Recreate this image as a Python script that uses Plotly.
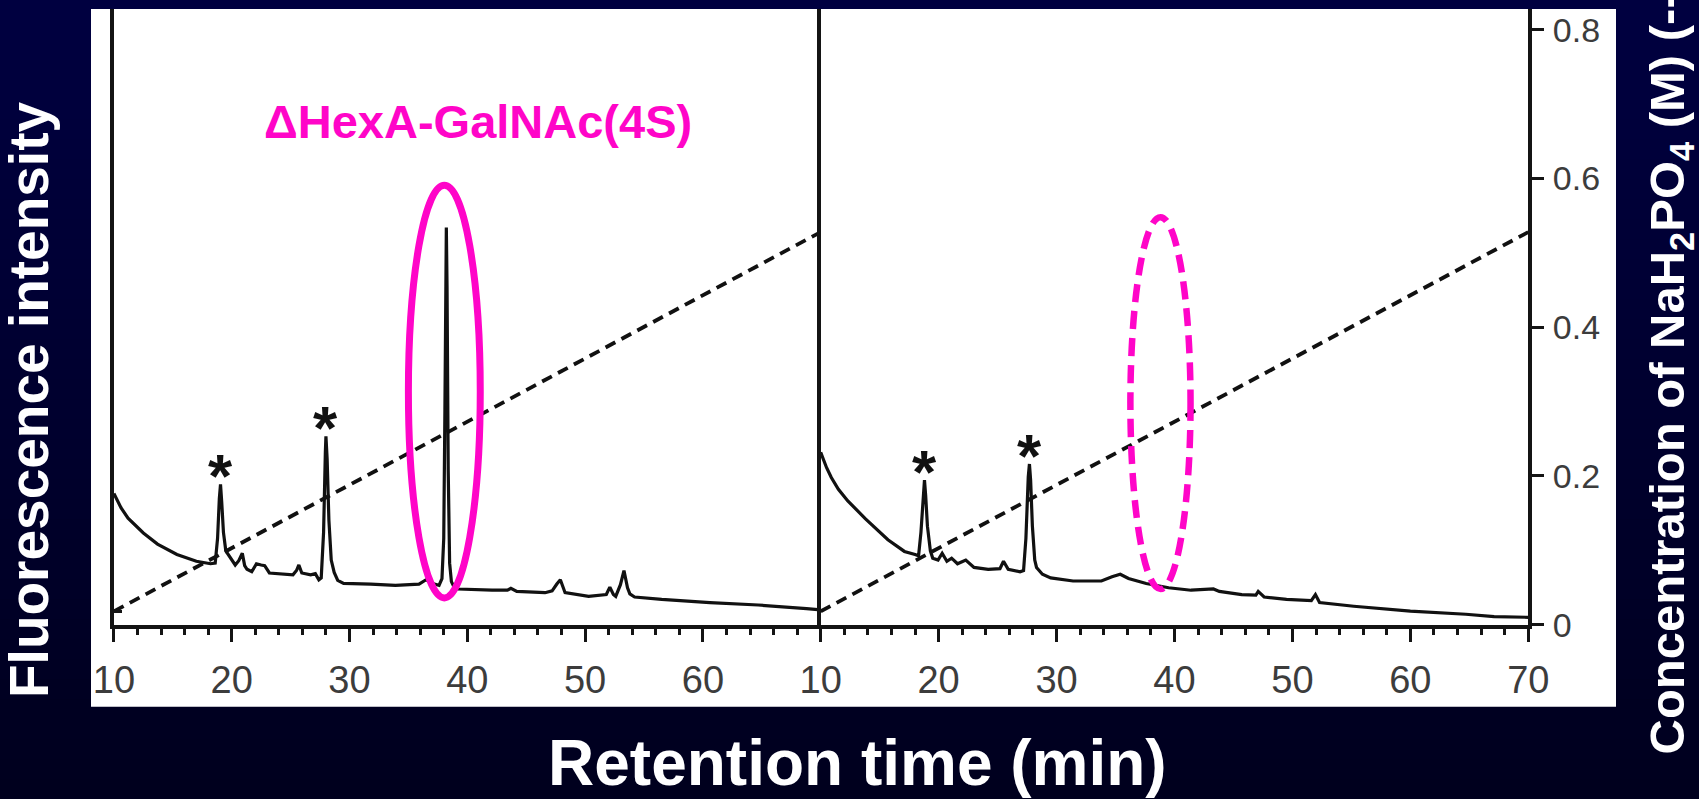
import plotly.graph_objects as go

# ---- chromatogram data: retention time (min) vs fluorescence (a.u.) ----
left_time = [10.0, 10.6, 11.2, 12.5, 13.7, 15.35, 17.0, 18.2, 18.6, 18.8, 18.95, 19.05,
             19.15, 19.3, 19.5, 19.9, 20.3, 20.6, 20.9, 21.1, 21.3, 21.7, 22.1, 22.5,
             22.8, 23.2, 24.4, 25.2, 25.5, 25.7, 25.95, 26.7, 27.1, 27.4, 27.6, 27.8,
             27.95, 28.0, 28.1, 28.25, 28.45, 28.7, 29.0, 29.5, 31.8, 33.9, 35.9, 36.5,
             37.2, 37.6, 37.85, 38.0, 38.1, 38.18, 38.22, 38.28, 38.38, 38.5, 38.65,
             38.9, 39.2, 42.1, 43.4, 43.7, 44.2, 46.6, 47.2, 47.6, 47.9, 48.3, 50.3,
             51.8, 52.1, 52.4, 52.6, 53.0, 53.3, 53.6, 53.8, 54.2, 56.5, 60.6, 64.7,
             68.8, 70.0]
left_signal = [21.3, 19.0, 17.3, 14.9, 13.1, 11.4, 10.3, 9.9, 10.0, 14.0, 20.5, 22.8,
               20.0, 15.0, 12.0, 10.8, 9.7, 10.4, 11.6, 9.6, 9.0, 8.6, 9.9, 9.7,
               9.6, 8.4, 8.2, 8.1, 8.8, 9.7, 8.4, 8.1, 8.3, 7.3, 7.6, 15.0,
               28.0, 30.6, 27.0, 17.0, 10.5, 8.5, 7.2, 6.7, 6.6, 6.4, 6.6, 7.3,
               6.6, 6.4, 7.5, 14.0, 35.0, 60.0, 64.5, 55.0, 25.0, 10.0, 7.0,
               6.0, 5.8, 5.6, 5.6, 5.9, 5.4, 5.2, 5.5, 6.6, 7.3, 5.2, 4.6,
               4.9, 6.1, 4.9, 4.6, 6.5, 8.8, 6.0, 5.0, 4.5, 4.1, 3.6, 3.2,
               2.6, 2.4]

right_time = [10.0, 10.5, 10.9, 11.5, 12.3, 13.8, 15.7, 17.1, 18.0, 18.3, 18.5, 18.7,
              18.8, 18.9, 19.05, 19.3, 19.5, 19.95, 20.3, 20.7, 21.1, 21.6, 22.3, 23.0,
              24.2, 25.2, 25.5, 25.9, 26.9, 27.2, 27.4, 27.6, 27.7, 27.8, 27.95, 28.15,
              28.3, 28.8, 29.5, 31.4, 33.8, 34.7, 35.4, 36.1, 37.6, 39.5, 41.4, 43.3,
              43.8, 45.7, 46.9, 47.1, 47.6, 49.5, 51.6, 51.95, 52.3, 55.2, 60.0, 64.7,
              67.1, 70.0]
right_signal = [28.0, 25.5, 23.9, 22.0, 20.1, 17.2, 13.8, 11.9, 11.4, 11.2, 15.0, 21.5,
                23.5, 21.0, 16.0, 12.0, 10.8, 10.5, 11.6, 10.3, 10.8, 9.9, 10.5, 9.3,
                9.0, 9.1, 10.3, 9.0, 8.6, 8.8, 14.0, 24.0, 26.1, 23.5, 16.0, 10.5,
                9.3, 8.2, 7.6, 7.1, 7.1, 7.8, 8.2, 7.5, 6.7, 6.0, 5.6, 5.8,
                5.4, 4.9, 4.8, 5.4, 4.5, 4.1, 3.9, 4.9, 3.6, 3.0, 2.2, 1.7,
                1.3, 1.2]

# ---- NaH2PO4 gradient (M) ----
gradient_time = [10, 70]
gradient_conc = [0.018, 0.528]

# ---- peaks flagged with an asterisk ----
left_star_times = [19.05, 28.0]
right_star_times = [18.8, 27.7]

# ---- tick labels ----
x_ticks_left = [10, 20, 30, 40, 50, 60]
x_ticks_right = [10, 20, 30, 40, 50, 60, 70]
conc_ticks = [0, 0.2, 0.4, 0.6, 0.8]
conc_tick_text = ["0", "0.2", "0.4", "0.6", "0.8"]

peak_label = "ΔHexA-GalNAc(4S)"
x_title = "Retention time (min)"
y_title_left = "Fluorescence intensity"
y_title_right = "Concentration of NaH<sub>2</sub>PO<sub>4</sub> (M) (---)"

# ---- styling / geometry (pixels of a 1699 x 799 canvas) ----
W, H = 1699, 799
FONT = "Liberation Sans, Arial, Helvetica, sans-serif"
AX = "#141414"
TICK = "#3c3c3c"
MAGENTA = "#ff05c8"


def fx(px):
    return px / W


def fy(py):
    return 1 - py / H


x_dom_left = [fx(113.9), fx(820.7)]
x_dom_right = [fx(820.7), fx(1528.3)]
y_dom = [fy(624.7), fy(9)]
SIGNAL_RANGE = [0, 100]
CONC_RANGE = [0, 0.828]
minor_vals = [v for v in range(12, 70, 2) if v % 10]

fig = go.Figure()

line_style = dict(color="#111111", width=3.2)
grad_style = dict(color="#111111", width=3.8, dash="11px,7px")

fig.add_trace(go.Scatter(x=left_time, y=left_signal, mode="lines", line=line_style,
                         xaxis="x", yaxis="y", hoverinfo="skip"))
fig.add_trace(go.Scatter(x=gradient_time, y=gradient_conc, mode="lines", line=grad_style,
                         xaxis="x", yaxis="y2", hoverinfo="skip"))
fig.add_trace(go.Scatter(x=right_time, y=right_signal, mode="lines", line=line_style,
                         xaxis="x2", yaxis="y3", hoverinfo="skip"))
fig.add_trace(go.Scatter(x=gradient_time, y=gradient_conc, mode="lines", line=grad_style,
                         xaxis="x2", yaxis="y4", hoverinfo="skip"))

# background: navy gradient plus the white figure panel
shapes = []
bands = 40
top_rgb, bot_rgb = (0, 0, 64), (0, 0, 30)
for i in range(bands):
    f = i / (bands - 1)
    col = "rgb(%d,%d,%d)" % tuple(round(a + (b - a) * f) for a, b in zip(top_rgb, bot_rgb))
    shapes.append(dict(type="rect", xref="paper", yref="paper", x0=0, x1=1,
                       y0=max(0, 1 - (i + 1) / bands - 0.003), y1=1 - i / bands,
                       fillcolor=col, line=dict(width=0), layer="below"))
shapes.append(dict(type="rect", xref="paper", yref="paper", x0=fx(91), x1=fx(1616),
                   y0=fy(706.7), y1=fy(9), fillcolor="white", line=dict(width=0),
                   layer="below"))

# highlight ellipses around the disaccharide elution window
shapes.append(dict(type="circle", xref="x", yref="y2", x0=35.0, x1=41.1, y0=0.036, y1=0.591,
                   line=dict(color=MAGENTA, width=7), layer="above"))
shapes.append(dict(type="circle", xref="x2", yref="y4", x0=36.26, x1=41.36, y0=0.048, y1=0.548,
                   line=dict(color=MAGENTA, width=6.5, dash="18px,9px"), layer="above"))

annotations = []


def apex(times, signal, t0):
    return max(s for t, s in zip(times, signal) if abs(t - t0) <= 0.3)


star_font = dict(family=FONT, size=62, color="#111111", weight="bold")
for t in left_star_times:
    annotations.append(dict(x=t, y=apex(left_time, left_signal, t), xref="x", yref="y",
                            text="*", showarrow=False, xanchor="center", yanchor="bottom",
                            yshift=-28, font=star_font))
for t in right_star_times:
    annotations.append(dict(x=t, y=apex(right_time, right_signal, t), xref="x2", yref="y3",
                            text="*", showarrow=False, xanchor="center", yanchor="bottom",
                            yshift=-28, font=star_font))

annotations.append(dict(x=fx(478), y=fy(121.5), xref="paper", yref="paper", text=peak_label,
                        showarrow=False, xanchor="center", yanchor="middle",
                        font=dict(family=FONT, size=47, color=MAGENTA, weight="bold")))
annotations.append(dict(x=fx(857), y=fy(763), xref="paper", yref="paper", text=x_title,
                        showarrow=False, xanchor="center", yanchor="middle",
                        font=dict(family=FONT, size=64, color="white", weight="bold")))
annotations.append(dict(x=fx(29), y=fy(400), xref="paper", yref="paper", text=y_title_left,
                        showarrow=False, xanchor="center", yanchor="middle", textangle=-90,
                        font=dict(family=FONT, size=55, color="white", weight="bold")))
annotations.append(dict(x=fx(1670), y=fy(757), xref="paper", yref="paper",
                        text=y_title_right, showarrow=False, xanchor="center",
                        yanchor="bottom", textangle=-90,
                        font=dict(family=FONT, size=49, color="white", weight="bold")))

x_common = dict(range=[10, 70], showline=True, linewidth=3.5, linecolor=AX,
                ticks="outside", ticklen=14, tickwidth=3, tickcolor=AX,
                tickfont=dict(family=FONT, size=38, color=TICK), ticklabelstandoff=5,
                minor=dict(tickvals=minor_vals, ticks="outside", ticklen=7, tickwidth=3,
                           tickcolor=AX),
                showgrid=False, zeroline=False, fixedrange=True, automargin=False)

fig.update_layout(
    width=W, height=H, autosize=False,
    margin=dict(l=0, r=0, t=0, b=0, pad=0),
    paper_bgcolor="rgb(0,0,30)", plot_bgcolor="rgba(0,0,0,0)",
    showlegend=False,
    shapes=shapes, annotations=annotations,
    xaxis=dict(domain=x_dom_left, anchor="y", tickvals=x_ticks_left,
               ticktext=[str(v) for v in x_ticks_left], **x_common),
    xaxis2=dict(domain=x_dom_right, anchor="y3", tickvals=x_ticks_right,
                ticktext=[str(v) for v in x_ticks_right], **x_common),
    yaxis=dict(domain=y_dom, range=SIGNAL_RANGE, anchor="x", showline=True, linewidth=3.5,
               linecolor=AX, ticks="inside", tickvals=[2.1], ticklen=8, tickwidth=3,
               tickcolor=AX, showticklabels=False, showgrid=False, zeroline=False,
               fixedrange=True, automargin=False),
    yaxis2=dict(range=CONC_RANGE, overlaying="y", anchor="x", visible=False,
                fixedrange=True, automargin=False),
    yaxis3=dict(domain=y_dom, range=SIGNAL_RANGE, anchor="x2", showline=True,
                linewidth=3.5, linecolor=AX, ticks="", showticklabels=False,
                showgrid=False, zeroline=False, fixedrange=True, automargin=False),
    yaxis4=dict(range=CONC_RANGE, overlaying="y3", anchor="x2", side="right",
                showline=True, linewidth=3.5, linecolor=AX, ticks="outside", ticklen=12,
                tickwidth=3, tickcolor=AX, tickvals=conc_ticks, ticktext=conc_tick_text,
                tickfont=dict(family=FONT, size=34, color=TICK), ticklabelstandoff=2,
                showgrid=False, zeroline=False, fixedrange=True, automargin=False),
)

fig.write_html("out.html", config={"displayModeBar": False})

══════════

- [Given instruction] Take the lines from the start of the material to the line with "import plotly.graph_objects as go", both included, and transcribe them exactly without the pictures.

- [Task response]
Recreate this image as a Python script that uses Plotly.
import plotly.graph_objects as go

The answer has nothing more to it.